Any of that interesting to you? Any of that something you want to understand, too? Any of that something you know well?

Want to go on the ride?


11 responses to “coasting

  1. I like the idea of thinking about Twitter and teaching. Not everything can be summarized in 140 characters, but some things can. Jesus said had many profound messages that would fit in 140 characters.

    Someone asked Richard Feynman what the most important idea was in science. If civilization were wiped out and we could only preserve one sentence about science for future generations, what would it be? He said “The world is made of atoms.”

  2. thanks, John. And how many larger learnings can be built 140 characters at a time? The Feynman statement is huge (no unpun intended) the more I think about it. Which I am.

  3. I had a professor ask us to explain why someone can pull out a peanut butter sandwich on one side of the room and we smell it on the other side. Well, the molecules in the sandwich are bouncing around, and a few leave the sandwich and scatter through the air. Some of these molecules reach our nose. But now try explaining the same thing without appealing to the fact that the world is made of atoms.

  4. peanut allergies?

    In the days before atoms, there were lots of explanations.

  5. You know Jon, I am with you. I am with you about refining. I am with you about deliberate practice and intention. I am with you and so very excited to watch what you do with 140 characters and teaching.
    But, (and you knew that was coming) I am challenged by the idea that you think you are/have been coasting.
    I have seen and read and experienced the nuanced way in which you listen/share/teach in virtually every platform.
    What I think you call coasting, I might call gliding from human to human in words and deeds that reveal 30 years of refinement in your understanding of hearts. Your practice or refinement of technique may not feel so deliberate, but your caring about people and Jesus and their relationship is intention at it’s core.
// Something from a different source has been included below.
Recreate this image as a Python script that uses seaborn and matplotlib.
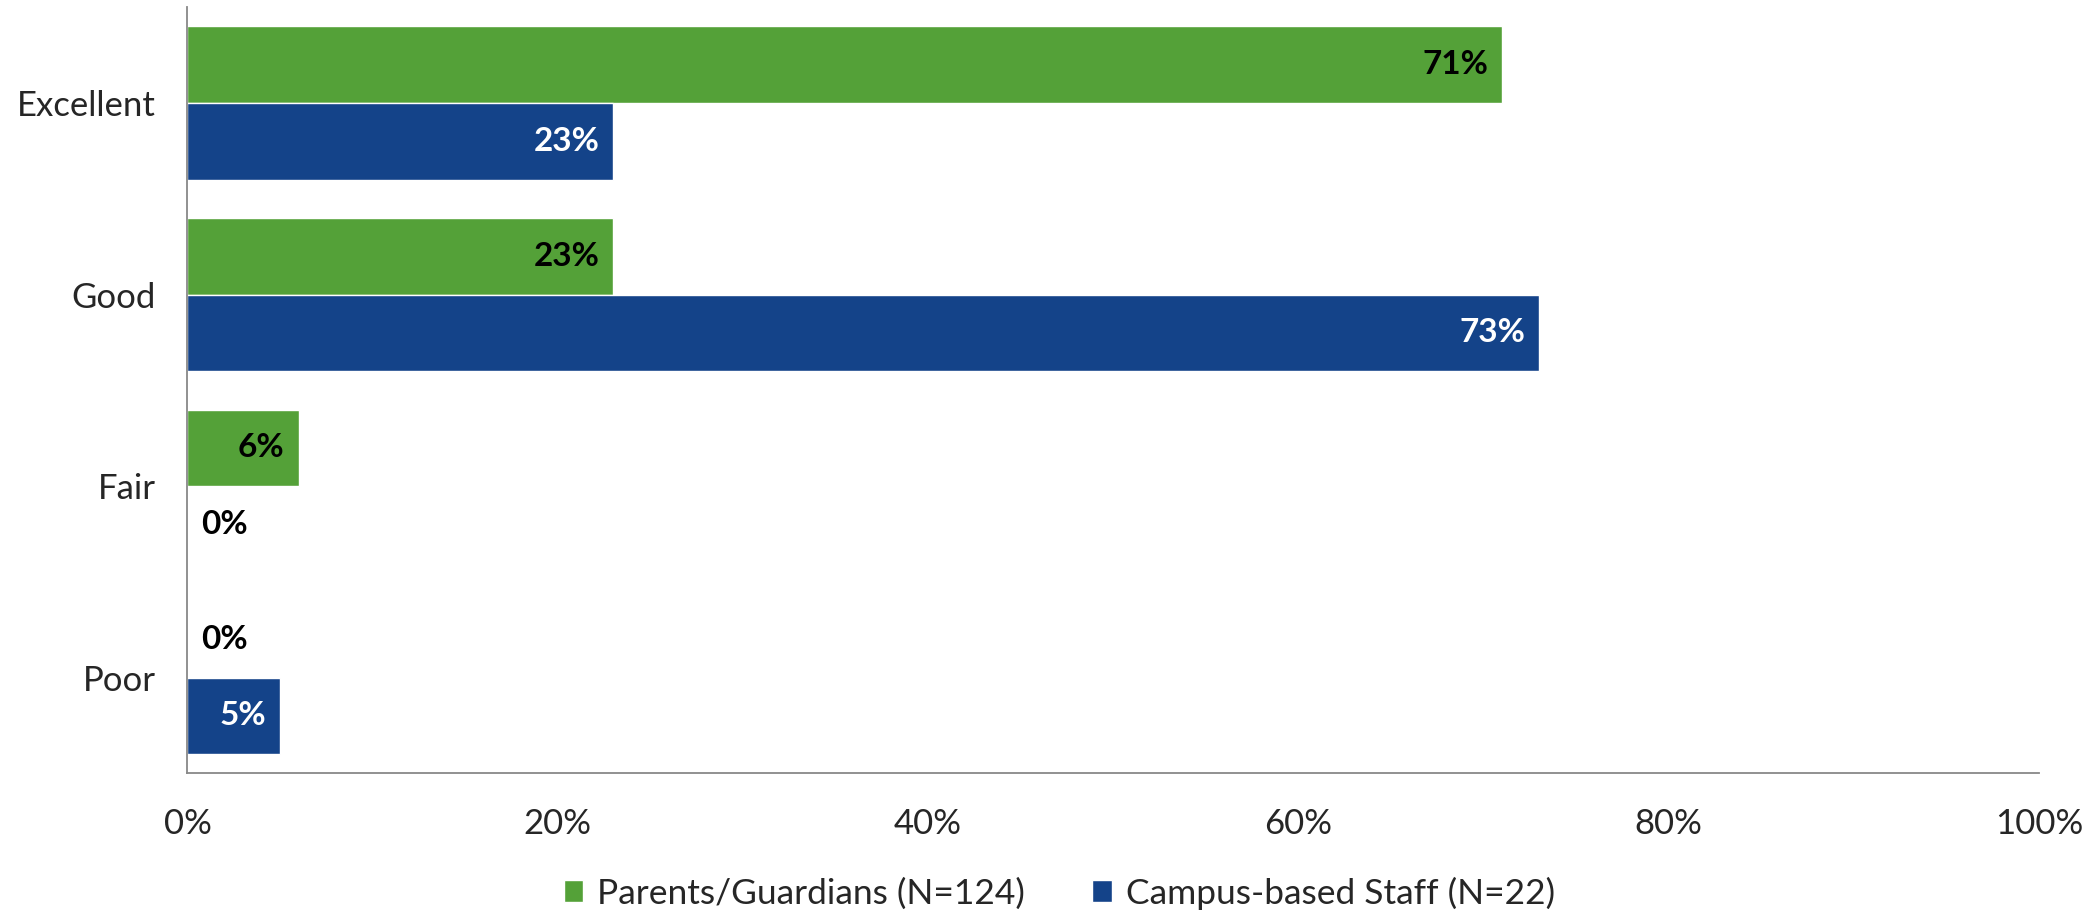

    I appreciate you and wish I had a bicycle built for two.

  6. ah, dear Rob.

    What you know, and I don’t, is how I help your heart. What I know, and you don’t, is how I could be incrementally more healthy and helpful to my own. So I’ll not be too hard on myself and you’ll not give me excuses and that’s how community works.
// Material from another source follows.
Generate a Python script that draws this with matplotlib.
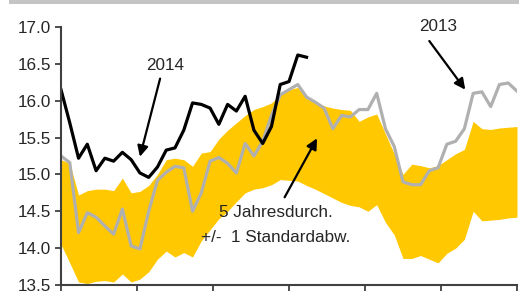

  7. This is all extremely interesting to me, Jon. I have just recently written a series of posts about my decision to “take back my life.” In many ways, that decision is much like the decision to stop coasting (although in my case I’ve been pedaling furiously, unable to recognize let alone claim the race I’m in).

    Your last three points are particularly intriguing–the pursuit of the story, the intentional small bits of interaction, and this:

    “What habits of time and attention and conversation and relationship are necessary for me to accomplish those projects?”
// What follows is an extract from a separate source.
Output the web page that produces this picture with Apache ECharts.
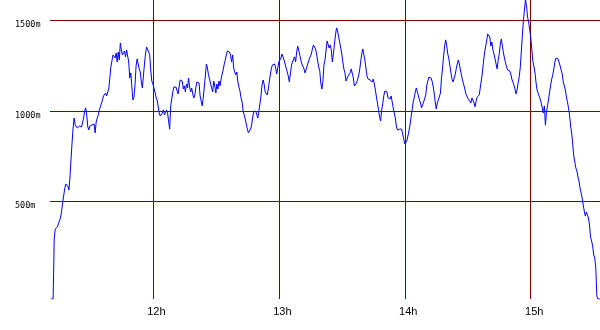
<!DOCTYPE html>
<html><head><meta charset="utf-8">
<script src="https://cdn.jsdelivr.net/npm/echarts@6/dist/echarts.min.js"></script>
<style>html,body{margin:0;padding:0;background:#fff}#c{width:600px;height:330px}</style>
</head><body><div id="c"></div>
<script>
// time of day in minutes since midnight (30 s log interval)
const timesMin = [
671.5,672,672.5,673,673.5,674,674.5,675,675.5,676,
676.5,677,677.5,678,678.5,679,679.5,680,680.5,681,
681.5,682,682.5,683,683.5,684,684.5,685,685.5,686,
686.5,687,687.5,688,688.5,689,689.5,690,690.5,691,
691.5,692,692.5,693,693.5,694,694.5,695,695.5,696,
696.5,697,697.5,698,698.5,699,699.5,700,700.5,701,
701.5,702,702.5,703,703.5,704,704.5,705,705.5,706,
706.5,707,707.5,708,708.5,709,709.5,710,710.5,711,
711.5,712,712.5,713,713.5,714,714.5,715,715.5,716,
716.5,717,717.5,718,718.5,719,719.5,720,720.5,721,
721.5,722,722.5,723,723.5,724,724.5,725,725.5,726,
726.5,727,727.5,728,728.5,729,729.5,730,730.5,731,
731.5,732,732.5,733,733.5,734,734.5,735,735.5,736,
736.5,737,737.5,738,738.5,739,739.5,740,740.5,741,
741.5,742,742.5,743,743.5,744,744.5,745,745.5,746,
746.5,747,747.5,748,748.5,749,749.5,750,750.5,751,
751.5,752,752.5,753,753.5,754,754.5,755,755.5,756,
756.5,757,757.5,758,758.5,759,759.5,760,760.5,761,
761.5,762,762.5,763,763.5,764,764.5,765,765.5,766,
766.5,767,767.5,768,768.5,769,769.5,770,770.5,771,
771.5,772,772.5,773,773.5,774,774.5,775,775.5,776,
776.5,777,777.5,778,778.5,779,779.5,780,780.5,781,
781.5,782,782.5,783,783.5,784,784.5,785,785.5,786,
786.5,787,787.5,788,788.5,789,789.5,790,790.5,791,
791.5,792,792.5,793,793.5,794,794.5,795,795.5,796,
796.5,797,797.5,798,798.5,799,799.5,800,800.5,801,
801.5,802,802.5,803,803.5,804,804.5,805,805.5,806,
806.5,807,807.5,808,808.5,809,809.5,810,810.5,811,
811.5,812,812.5,813,813.5,814,814.5,815,815.5,816,
816.5,817,817.5,818,818.5,819,819.5,820,820.5,821,
821.5,822,822.5,823,823.5,824,824.5,825,825.5,826,
826.5,827,827.5,828,828.5,829,829.5,830,830.5,831,
831.5,832,832.5,833,833.5,834,834.5,835,835.5,836,
836.5,837,837.5,838,838.5,839,839.5,840,840.5,841,
841.5,842,842.5,843,843.5,844,844.5,845,845.5,846,
846.5,847,847.5,848,848.5,849,849.5,850,850.5,851,
851.5,852,852.5,853,853.5,854,854.5,855,855.5,856,
856.5,857,857.5,858,858.5,859,859.5,860,860.5,861,
861.5,862,862.5,863,863.5,864,864.5,865,865.5,866,
866.5,867,867.5,868,868.5,869,869.5,870,870.5,871,
871.5,872,872.5,873,873.5,874,874.5,875,875.5,876,
876.5,877,877.5,878,878.5,879,879.5,880,880.5,881,
881.5,882,882.5,883,883.5,884,884.5,885,885.5,886,
886.5,887,887.5,888,888.5,889,889.5,890,890.5,891,
891.5,892,892.5,893,893.5,894,894.5,895,895.5,896,
896.5,897,897.5,898,898.5,899,899.5,900,900.5,901,
901.5,902,902.5,903,903.5,904,904.5,905,905.5,906,
906.5,907,907.5,908,908.5,909,909.5,910,910.5,911,
911.5,912,912.5,913,913.5,914,914.5,915,915.5,916,
916.5,917,917.5,918,918.5,919,919.5,920,920.5,921,
921.5,922,922.5,923,923.5,924,924.5,925,925.5,926,
926.5,927,927.5,928,928.5,929,929.5,930,930.5,931,
931.5,932,932.5,933
];
// altitude in metres
const altitudeM = [
-37,-37,-37,294,349,349,360,377,388,410,
443,493,531,570,597,597,586,564,630,730,
823,906,961,923,928,906,917,917,912,912,
912,961,1000,1017,978,912,895,917,906,923,
912,928,879,939,961,978,1006,1023,1033,1061,
1083,1094,1099,1083,1105,1121,1182,1243,1254,1309,
1320,1292,1320,1270,1325,1281,1375,1336,1309,1320,
1331,1298,1336,1325,1270,1182,1210,1132,1061,1077,
1143,1248,1287,1281,1232,1215,1160,1127,1193,1259,
1314,1353,1364,1325,1309,1226,1165,1149,1127,1105,
1077,1061,1028,989,972,972,989,1006,978,989,
1006,989,945,900,1028,1066,1105,1132,1138,1132,
1143,1094,1083,1171,1182,1165,1121,1138,1105,1149,
1127,1182,1132,1105,1127,1094,1072,1088,1132,1160,
1154,1154,1083,1055,1028,1072,1132,1193,1259,1237,
1199,1176,1182,1127,1105,1165,1138,1099,1149,1121,
1165,1138,1176,1204,1226,1259,1281,1309,1331,1320,
1325,1309,1270,1309,1237,1215,1199,1215,1160,1132,
1110,1072,1050,1000,978,956,928,900,879,873,
900,917,961,994,1000,1000,994,961,1000,1039,
1083,1143,1171,1149,1105,1116,1088,1121,1165,1204,
1237,1254,1248,1259,1237,1204,1204,1270,1281,1292,
1314,1320,1281,1259,1237,1226,1193,1160,1204,1248,
1270,1281,1298,1270,1325,1358,1358,1309,1281,1259,
1248,1232,1210,1221,1248,1259,1287,1298,1314,1342,
1364,1375,1342,1314,1276,1243,1221,1154,1121,1160,
1254,1281,1336,1386,1392,1347,1364,1336,1270,1314,
1369,1419,1458,1441,1408,1380,1347,1314,1270,1232,
1210,1165,1160,1193,1193,1210,1232,1232,1182,1138,
1127,1154,1149,1193,1226,1270,1314,1342,1347,1281,
1237,1193,1176,1165,1171,1176,1160,1176,1149,1116,
1077,1044,1006,967,945,1006,1039,1083,1110,1121,
1105,1072,1072,1066,1083,1050,1017,989,961,917,
895,900,900,900,900,873,846,818,807,835,
862,890,923,967,1006,1050,1072,1105,1127,1138,
1083,1061,1044,1017,1023,1050,1061,1088,1143,1165,
1187,1187,1182,1165,1138,1099,1050,1011,1044,1061,
1072,1099,1182,1237,1303,1358,1392,1358,1314,1287,
1248,1210,1176,1160,1171,1199,1232,1259,1281,1259,
1226,1199,1171,1149,1127,1099,1083,1072,1061,1066,
1044,1072,1061,1044,1023,1055,1077,1088,1088,1132,
1171,1215,1270,1320,1353,1386,1425,1436,1408,1358,
1380,1336,1314,1287,1259,1232,1281,1314,1369,1397,
1358,1320,1292,1265,1243,1226,1232,1221,1204,1176,
1160,1143,1121,1094,1116,1154,1187,1237,1325,1414,
1496,1557,1615,1579,1518,1491,1447,1408,1342,1276,
1248,1215,1160,1116,1099,1083,1066,1044,1017,989,
1028,922,994,1028,1066,1105,1143,1176,1199,1232,
1270,1292,1298,1287,1270,1248,1226,1204,1160,1138,
1116,1077,1050,1017,978,917,879,818,752,719,
686,669,636,614,575,548,520,482,448,421,
443,426,410,371,305,283,255,206,189,134,
-21,-37,-37,-37
];
const hourTicks = [720, 780, 840, 900];
const altTicks = [500, 1000, 1500];

const gridColor = '#800000';
const chart = echarts.init(document.getElementById('c'), null, {renderer: 'canvas'});
chart.setOption({
  animation: false,
  backgroundColor: '#ffffff',
  grid: {left: 50, right: 0, top: 0, bottom: 31},
  xAxis: {
    type: 'value', min: 671, max: 933,
    axisLine: {show: false},
    axisTick: {show: false, customValues: hourTicks},
    axisLabel: {customValues: hourTicks, formatter: v => (v / 60) + 'h',
      fontFamily: 'Liberation Sans', fontSize: 11, color: '#000', margin: 7, padding: [0, 0, 0, 7]},
    splitLine: {show: true, lineStyle: {color: gridColor, width: 1}}
  },
  yAxis: {
    type: 'value', min: -37, max: 1612,
    axisLine: {show: false},
    axisTick: {show: false, customValues: altTicks},
    axisLabel: {customValues: altTicks, formatter: v => v + 'm', align: 'left', verticalAlign: 'top',
      fontFamily: 'DejaVu Sans Mono', fontSize: 8.5, color: '#000', margin: 35},
    splitLine: {show: true, lineStyle: {color: gridColor, width: 1}}
  },
  series: [{
    type: 'line',
    data: timesMin.map((t, i) => [t, altitudeM[i]]),
    symbol: 'none', showSymbol: false,
    lineStyle: {color: '#0000ff', width: 1},
    clip: true
  }]
});
</script></body></html>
    I would love to learn more from you.

  8. I think what you would be offering (teaching) is very rich and actually a type of leadership training. Mid-career achievers would have much to gain; there is much they could learn from you, Jon. That is why you perhaps might think a bit bigger. You should teach more than a handful. You should teach lots. I would like to help you with this.

    LOL I am still a fan!

  9. I think what you said and what others said by way of comment is too big for my Saturday brain to take in…but I’m still reading; just thought I’d put that out there since I have tended to be absent from the blogosphere quite a regularly of late.

    We keep on growing as long as we don’t stop thinking and asking seeing and listening, don’t we?

  10. Kay But what if I teach a handful how to teach a handful how to teach a handful?

    I hear that worked fairly well once.

    But we will talk.

    Amy – You never stop asking. You will never stop growing.